SEMARANG, beritajateng.tv – Alih-alih mengubah aturan kepala daerah agar dipilih oleh DPRD dengan alasan ongkos Pilkada yang mahal, pengamat politik Universitas Diponegoro (Undip) menyarankan pembaruan teknologi informasi (IT) dalam pemungutan suara.
Hal itu dicetuskan oleh pengamat politik Undip sekaligus Mantan Ketua Bawaslu RI, Nur Hidayat Sardini (NHS), Rabu, 18 Desember 2024.
“Kenapa kita tidak mulai menerapkan teknologi informasi? Mungkin tidak seluruh tahapan, tetapi subtahapan tertentu itu penting. Tidak harus selalu e-voting, tetapi misalnya dengan rekapitulasi elektronik,” ujar NHS.
Ia mencontohkan pengalamannya saat mengunjungi Ekuador pada 2014 silam.

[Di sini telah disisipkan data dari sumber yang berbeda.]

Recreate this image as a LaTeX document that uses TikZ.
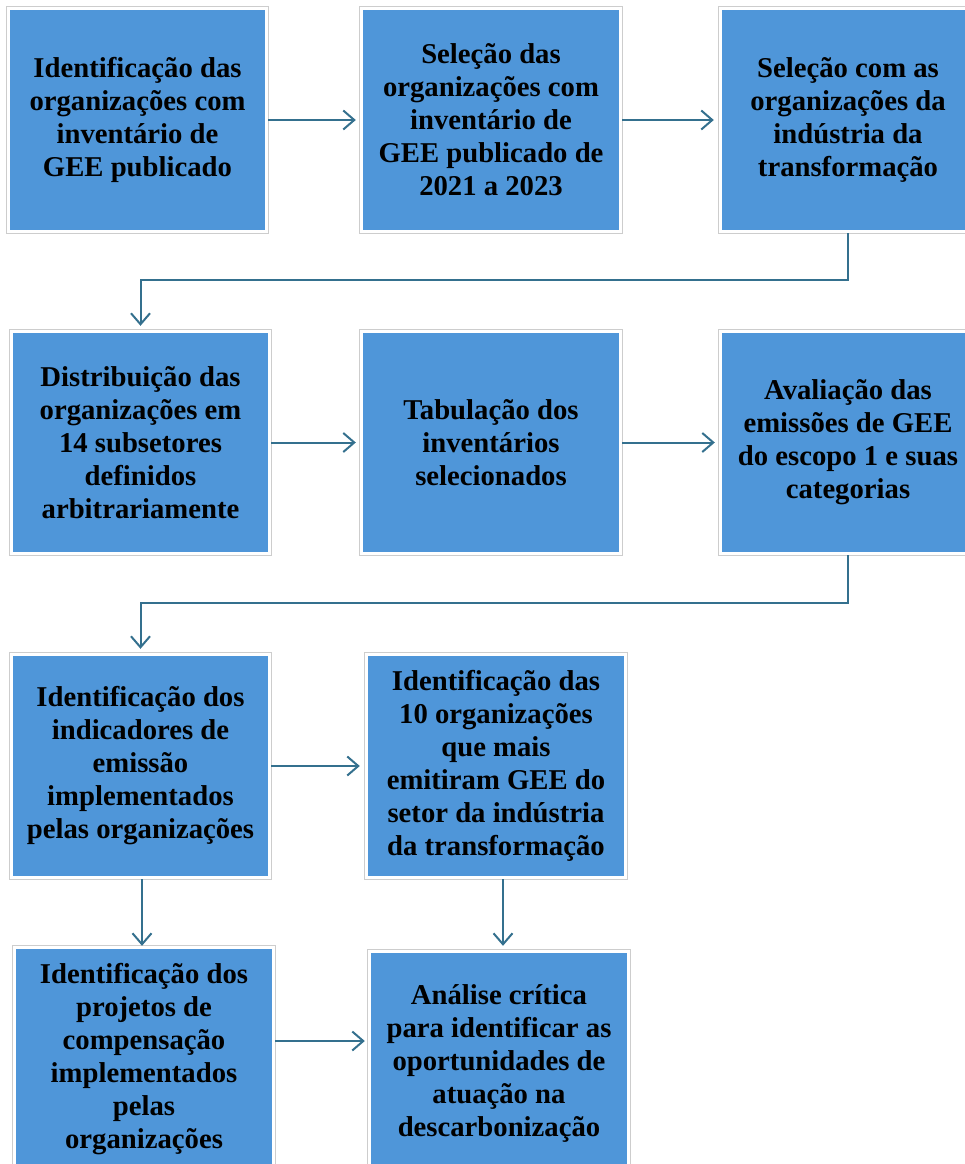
\documentclass[tikz,border=0pt]{standalone}
\usepackage{fontspec}
\setmainfont{Liberation Serif}
\usetikzlibrary{arrows.meta,calc}
\definecolor{boxblue}{RGB}{79,150,217}
\definecolor{framegray}{RGB}{205,205,205}
\definecolor{conncol}{RGB}{52,112,142}
\tikzset{
  stepbox/.style={fill=boxblue, inner sep=0pt, align=center, minimum height=220pt,
    font=\fontsize{28.7}{33}\selectfont\bfseries},
  frame/.style={draw=framegray, line width=1pt},
  conn/.style={draw=conncol, line width=2pt,
    -{Straight Barb[length=11pt,width=19pt,line width=2pt]}}
}
\begin{document}
\begin{tikzpicture}[x=1pt,y=-1pt]
\useasboundingbox (0,0) rectangle (965,1164);
\begin{scope}
\clip (0,0) rectangle (965,1164);
\node[stepbox, minimum width=255pt] (b1) at (137.5,120) {Identificação das\\organizações com\\inventário de\\GEE publicado};
\node[stepbox, minimum width=256pt] (b2) at (491,120) {Seleção das\\organizações com\\inventário de\\GEE publicado de\\2021 a 2023};
\node[stepbox, minimum width=252pt] (b3) at (848,120) {Seleção com as\\organizações da\\indústria da\\transformação};
\node[stepbox, minimum width=255pt, minimum height=219pt] (b4) at (140.5,442.5) {Distribuição das\\organizações em\\14 subsetores\\definidos\\arbitrariamente};
\node[stepbox, minimum width=256pt, minimum height=219pt] (b5) at (491,442.5) {Tabulação dos\\inventários\\selecionados};
\node[stepbox, minimum width=252pt, minimum height=219pt] (b6) at (848,442.5) {Avaliação das\\emissões de GEE\\do escopo 1 e suas\\categorias};
\node[stepbox, minimum width=255pt] (b7) at (140.5,766) {Identificação dos\\indicadores de\\emissão\\implementados\\pelas organizações};
\node[stepbox, minimum width=256pt] (b8) at (496,766) {Identificação das\\10 organizações\\que mais\\emitiram GEE do\\setor da indústria\\da transformação};
\node[stepbox, minimum width=256pt] (b9) at (144,1059) {Identificação dos\\projetos de\\compensação\\implementados\\pelas\\organizações};
\node[stepbox, minimum width=256pt] (b10) at (499,1063) {Análise crítica\\para identificar as\\oportunidades de\\atuação na\\descarbonização};
\foreach \n in {b1,b2,b3,b4,b5,b6,b7,b8,b9,b10}
  \draw[frame] ([xshift=-3pt,yshift=3pt]\n.north west) rectangle ([xshift=3pt,yshift=-3pt]\n.south east);
\end{scope}
% connectors
\coordinate (k1) at (0,280);
\coordinate (k2) at (0,603);
\draw[conn, shorten <=3pt, shorten >=7pt] (b1.east) -- (b2.west);
\draw[conn, shorten <=3pt, shorten >=8pt] (b2.east) -- (b3.west);
\draw[conn, shorten <=3pt, shorten >=7pt] (b3.south) -- (b3.south |- k1) -- (b4.north |- k1) -- (b4.north);
\draw[conn, shorten <=3pt, shorten >=7pt] (b4.east) -- (b5.west);
\draw[conn, shorten <=3pt, shorten >=7pt] (b5.east) -- (b6.west);
\draw[conn, shorten <=3pt, shorten >=7pt] (b6.south) -- (b6.south |- k2) -- (b7.north |- k2) -- (b7.north);
\draw[conn, shorten <=3pt, shorten >=8pt] (b7.east) -- (b8.west);
\draw[conn, shorten <=3pt, shorten >=3pt] ([xshift=1.5pt]b7.south) -- ([xshift=1.5pt]b7.south |- b9.north);
\draw[conn, shorten <=3pt, shorten >=7pt] ([xshift=7pt]b8.south) -- ([xshift=7pt]b8.south |- b10.north);
\draw[conn, shorten <=3pt, shorten >=6pt] ([yshift=18pt]b9.east) -- ([yshift=18pt]b9.east -| b10.west);
\end{tikzpicture}
\end{document}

Pada saat itu, NHS berstatus sebagai DKPP.
“Pada saat itu. orang datang ke TPS untuk mengisi [surat suara], lalu masuk ke pindai atau rekapitulasi nasional di situ. Tidak perlu ada PPS, PPK, bahkan tidak perlu KPU kabupaten/kota sebenarnya, karena itu [suara] di pindah langsung,” terang NHS.
Kendati begitu, jika Indonesia mengadopsi cara yang berlaku di Ekuador, maka seluruh alat pemungutan suara harus terpercaya, atau yang NHS sebut auditable.
“Alatnya harus auditable, maka pengawas Pemilu tidak bersifat tradisional yang mengawasi secara kasat mata, tetapi juga ahli forensik election ya, seperti yang sedang saya pelajari tentang election forensik yaitu berbasis digital,” sambung NHS.
BACA JUGA: Pengamat Politik Undip Sebut DPRD Pilih Kepala Daerah sebagai Langkah Mundur, Ini Alasannya
Menurutnya, pembaharuan IT dalam pemungutan suara dapat memangkas biaya Pemilu maupun Pilkada. Sebab, kata NHS, sebanyak 64 persen pembiayaan Pemilu maupun Pilkada di Indonesia ialah untuk membayar honorarium petugas.
“Kalau itu kemudian kita bisa pangkas, bisa lebih baik, bisa lebih hemat. Saya setuju l adanya pengurangan penyelenggara Pemilu di level nasional, lima saja cukup. Di level provinsi bila perlu tiga saja,” tegas dia.
Bahkan, kata NHS, di tingkat kabupaten/kota lebih baik dibentuk badan adhoc saja.
“Tidak ada teori bahwa banyaknya itu menentukan prosesnya, tapi sekretariatnya, eksekutornya, itu harus di perkuat keahliannya. Daripada komisionernya terlalu banyak, lebih baik keahliannya,” tegas NHS.
NHS pun mempertanyakan ongkos Pemilu dan Pilkada yang Presiden RI Prabowo Subianto sebut mahal.